Bowel cancer is the fourth most common cancer in the UK.
Almost 42,000 people are diagnosed with bowel cancer every year in the UK.
More than nine out of ten new cases (94%) are diagnosed in people over the age of 50, and nearly six out of ten cases (59%) are diagnosed in people aged 70 or over.
But bowel cancer can affect anyone of any age.
More than 2,500 new cases are diagnosed each year in people under the age of 50.
1 in 15 men and 1 in 18 women will be diagnosed with bowel cancer during their lifetime.
Bowel Cancer – Reducing your risk
Four simple steps to reduce your risk of developing bowel cancer
You can reduce your risk of bowel cancer by taking some simple steps to improve your diet.
- Avoid processed meat and limit red meat
- Eat plenty of fibre from wholegrains, pulses, veg and fruit
- Be a healthy body weight
People who are more physically active, have a lower risk of bowel cancer. Being active can help you maintain a healthy body weight and makes you feel good.
Try to do at least 30 minutes of physical activity such as brisk walking, five times a week. As fitness improves, aim for 60 minutes. If you don’t do much physical activity, try starting with 10 minutes and increase the time gradually. It doesn’t have to be about working out in a gym. Enjoy it!
Alcohol is linked to seven types of cancer including bowel cancer. It is estimated that about 6 out of 100 bowel cancers (6%) in the UK are linked to alcohol.
For cancer prevention, it’s best not to drink alcohol at all. If you do drink alcohol, keep it as low as possible with an upper limit of no more than 14 units a week and try to spread it out over the week.

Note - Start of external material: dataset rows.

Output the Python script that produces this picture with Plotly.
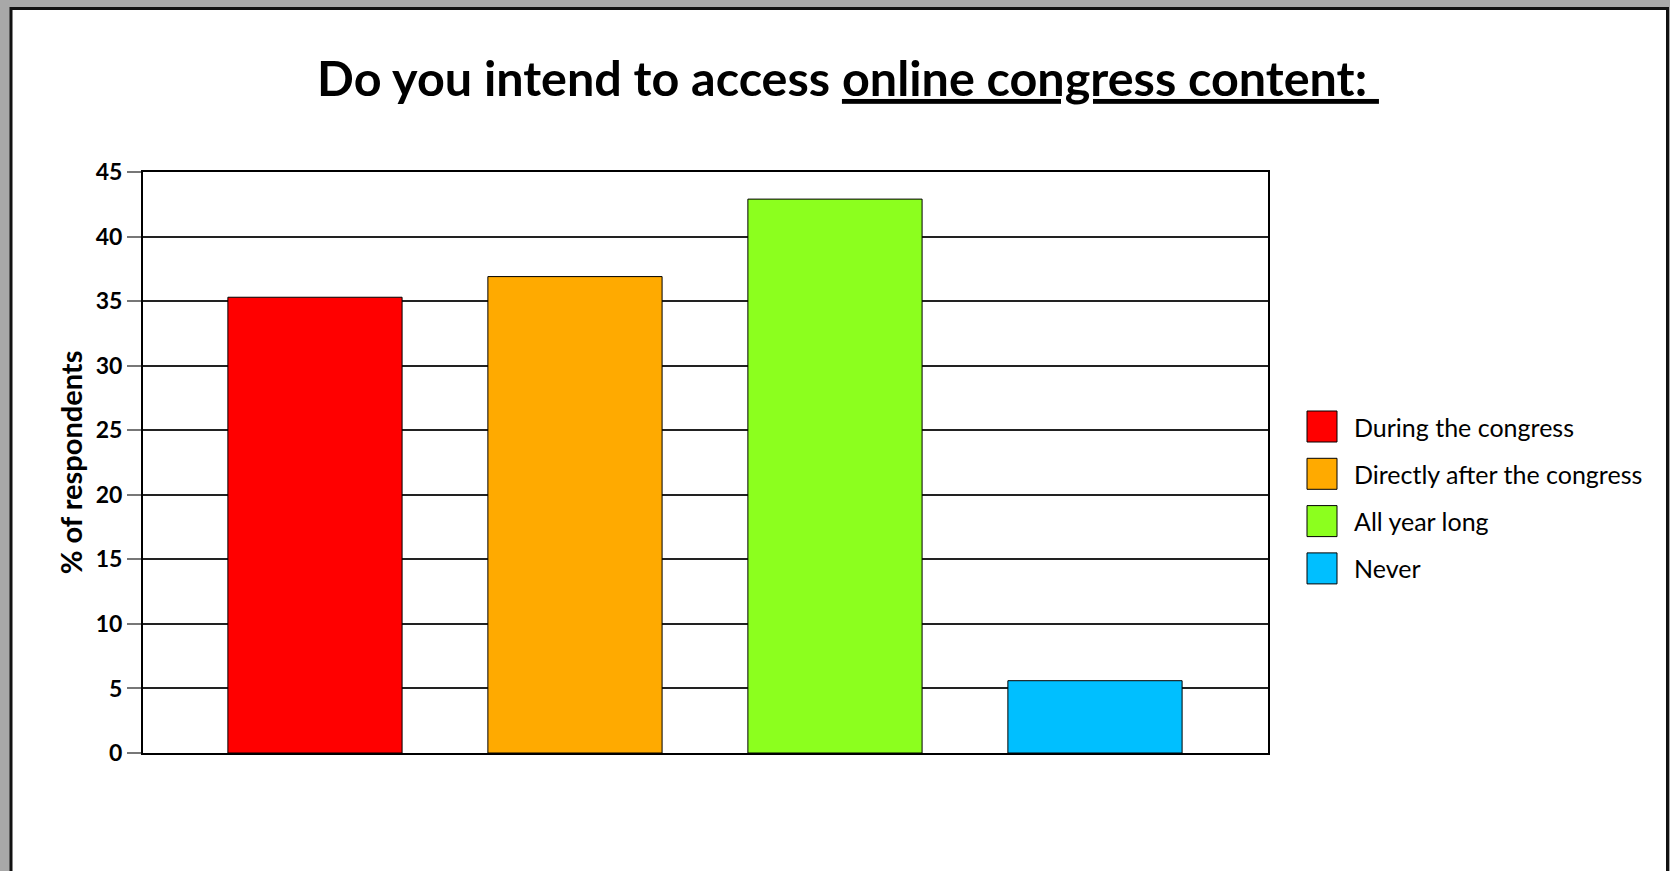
import plotly.graph_objects as go

# ---- data ----
categories = ["During the congress", "Directly after the congress", "All year long", "Never"]
values = [35.3, 36.9, 42.9, 5.6]
colors = ["#FF0000", "#FFAA00", "#8CFF1E", "#00BFFF"]
y_ticks = [0, 5, 10, 15, 20, 25, 30, 35, 40, 45]

W, H = 1670, 871
L, R, T, B = 143, 1268, 172, 753  # plot area in px
FONT = "Lato"

def px_x(px):
    return (px - L) / (R - L)

def px_y(py):
    return (B - py) / (B - T)

fig = go.Figure()
fig.add_trace(go.Bar(
    x=categories, y=values,
    marker=dict(color=colors, line=dict(color="#000000", width=1)),
    width=0.67, showlegend=False, hoverinfo="skip",
))

shapes = []
# page frame: grey surround with white sheet and black edge
shapes.append(dict(type="rect", xref="paper", yref="paper", layer="below",
                   x0=px_x(11), x1=px_x(1667.5), y0=px_y(900), y1=px_y(8.5),
                   fillcolor="white", line=dict(color="#111111", width=3)))

annotations = []
# manual legend
for i, (name, col) in enumerate(zip(categories, colors)):
    yc = 426.5 + 47.3 * i
    shapes.append(dict(type="rect", xref="paper", yref="paper",
                       x0=px_x(1307), x1=px_x(1337), y0=px_y(yc + 15.5), y1=px_y(yc - 15.5),
                       fillcolor=col, line=dict(color="#000000", width=1)))
    annotations.append(dict(xref="paper", yref="paper", x=px_x(1352), y=px_y(yc),
                            xanchor="left", yanchor="middle", showarrow=False,
                            text=name, font=dict(family=FONT, size=25, color="#000000")))

fig.update_layout(
    width=W, height=H,
    margin=dict(l=L, r=W - R, t=T, b=H - B, pad=0),
    paper_bgcolor="#A8A8A8",
    plot_bgcolor="white",
    title=dict(
        text="<b>Do you intend to access <u>online congress content:&nbsp;</u></b>",
        x=848 / W, xanchor="center", xref="container",
        y=1 - 79 / H, yanchor="middle", yref="container",
        font=dict(family=FONT, size=48.5, color="#000000"),
    ),
    xaxis=dict(
        type="category", range=[-0.6615, 3.6654], showticklabels=False,
        showgrid=False, ticks="", showline=True, linecolor="#000000", linewidth=2,
        mirror=True, zeroline=False, fixedrange=True,
    ),
    yaxis=dict(
        range=[0, 45], tickvals=y_ticks, ticktext=[str(v) for v in y_ticks],
        tickfont=dict(family=FONT, size=23, color="#000000", weight="bold"),
        ticks="outside", ticklen=14, tickcolor="#777777", tickwidth=1.5,
        showgrid=True, gridcolor="#222222", gridwidth=1.5,
        showline=True, linecolor="#000000", linewidth=2, mirror=True,
        zeroline=False, fixedrange=True,
        title=dict(text="<b>% of respondents</b>", standoff=5,
                   font=dict(family=FONT, size=29, color="#000000")),
    ),
    shapes=shapes,
    annotations=annotations,
    bargap=0.33,
    hovermode=False,
)

fig.write_html("out.html", config={"displayModeBar": False},
               post_script="document.body.style.margin='0';document.body.style.background='#A8A8A8';")
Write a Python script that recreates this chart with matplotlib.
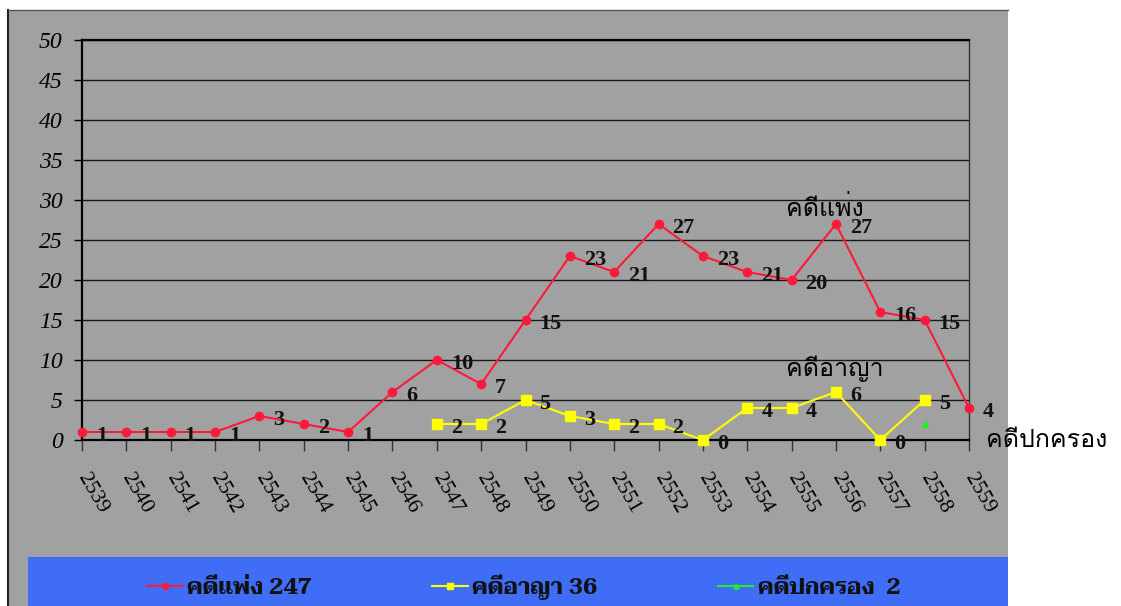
import matplotlib
matplotlib.use("Agg")
import matplotlib.pyplot as plt
from matplotlib.patches import Rectangle
from matplotlib.lines import Line2D

# ---------------- data ----------------
years = list(range(2539, 2560))
civil_years = years
civil_vals = [1, 1, 1, 1, 3, 2, 1, 6, 10, 7, 15, 23, 21, 27, 23, 21, 20, 27, 16, 15, 4]
crim_years = list(range(2547, 2559))
crim_vals = [2, 2, 5, 3, 2, 2, 0, 4, 4, 6, 0, 5]
admin_years = [2558]
admin_vals = [2]
legend_labels = ["คดีแพ่ง 247", "คดีอาญา 36", "คดีปกครอง  2"]
series_names = ["คดีแพ่ง", "คดีอาญา", "คดีปกครอง"]
yticks = list(range(0, 51, 5))

W, H = 1121, 606
fig = plt.figure(figsize=(W / 100, H / 100), dpi=100)
fig.patch.set_facecolor("white")

def fx(px):
    return px / W

def fy(py):
    return 1 - py / H

GRAY = "#a1a1a1"
BLUE = "#3f6df5"
RED = "#ff1a3c"
YEL = "#ffff00"
GRN = "#22ee22"

# outer gray panel
fig.patches.append(Rectangle((fx(8), 0), fx(1008) - fx(8), fy(10), transform=fig.transFigure,
                             facecolor=GRAY, edgecolor="none", zorder=-3))
fig.lines.append(Line2D([fx(8), fx(8)], [0, fy(10)], transform=fig.transFigure, color="#222222",
                        lw=1.5, zorder=-2))
fig.lines.append(Line2D([fx(8), fx(1008)], [fy(10), fy(10)], transform=fig.transFigure,
                        color="#555555", lw=1.0, zorder=-2))
# blue legend band
fig.patches.append(Rectangle((fx(28), 0), fx(1008) - fx(28), fy(557), transform=fig.transFigure,
                             facecolor=BLUE, edgecolor="none", zorder=-2))

ax = fig.add_axes([fx(82), fy(440), fx(969) - fx(82), fy(40) - fy(440)])
ax.set_zorder(1)
ax.set_facecolor(GRAY)
ax.set_xlim(2539, 2559)
ax.set_ylim(0, 50)
ax.set_yticks(yticks)
ax.set_xticks(years)
ax.grid(axis="y", color="#1a1a1a", lw=1.0)
ax.set_axisbelow(True)
for s in ["left", "bottom", "top"]:
    ax.spines[s].set_color("black")
    ax.spines[s].set_linewidth(1.6)
ax.spines["right"].set_color("#333333")
ax.spines["right"].set_linewidth(1.0)
ax.tick_params(axis="y", direction="out", length=6, width=1, color="black", pad=8)
ax.tick_params(axis="x", direction="out", length=8, width=1, color="#333333", pad=17)

ax.set_yticklabels([str(v) for v in yticks], fontfamily=["Liberation Serif"], fontstyle="italic",
                   fontsize=17)
ax.set_xticklabels([str(y) for y in years], rotation=-60, rotation_mode="anchor",
                   ha="left", va="center", fontfamily=["Liberation Serif"], fontsize=15.5)

l1, = ax.plot(civil_years, civil_vals, color=RED, lw=1.5, marker="o", ms=6, mec=RED, mfc=RED,
              clip_on=False, zorder=4)
l2, = ax.plot(crim_years, crim_vals, color=YEL, lw=1.5, marker="s", ms=7, mec=YEL, mfc=YEL,
              clip_on=False, zorder=4)
l3, = ax.plot(admin_years, admin_vals, color=GRN, lw=1.5, marker="^", ms=5, mec=GRN, mfc=GRN,
              clip_on=False, zorder=4)

lab_kw = dict(textcoords="offset pixels", ha="left", va="center", fontsize=16, fontweight="bold",
              fontfamily=["Liberation Serif"], color="#111111", zorder=5, annotation_clip=False)
for x, v in zip(civil_years, civil_vals):
    ax.annotate(str(v), (x, v), xytext=(14, -4), **lab_kw)
for x, v in zip(crim_years, crim_vals):
    ax.annotate(str(v), (x, v), xytext=(14, -4), **lab_kw)

# series name annotations
thai = ["Loma", "Noto Sans Thai Looped", "DejaVu Sans"]
fig.text(fx(786), fy(216), series_names[0], fontsize=18, fontfamily=thai, ha="left", va="baseline")
fig.text(fx(786), fy(376), series_names[1], fontsize=18, fontfamily=thai, ha="left", va="baseline")
fig.text(fx(986), fy(447), series_names[2], fontsize=18, fontfamily=thai, ha="left", va="baseline")

# legend
leg = fig.legend([l1, l2, l3], legend_labels, loc="center", bbox_to_anchor=(fx(524), fy(587)),
                 ncol=3, frameon=False, handlelength=1.6, handletextpad=0.2, columnspacing=5.4,
                 prop=dict(family=["Taviraj", "Liberation Serif"], weight="bold", size=16),
                 markerscale=0.7)
for t in leg.get_texts():
    t.set_color("#111111")

fig.savefig("out.png", dpi=100, facecolor="white")
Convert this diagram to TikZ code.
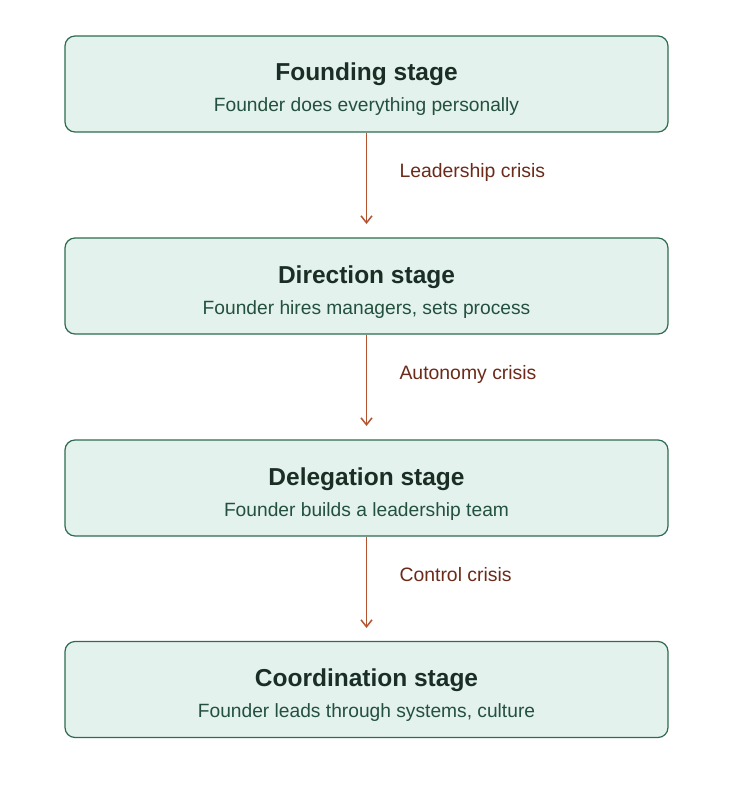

Remember to have at least two alcohol free days a week.
This recommendation is for men and women.
An estimated 7% of bowel cancer cases in the UK are linked to tobacco smoking.
Bowel cancer risk increases with the number of cigarettes smoked per day.
We know that smokers are more likely to develop polyps (non-cancerous growths in the bowel) which could turn into cancer if not discovered.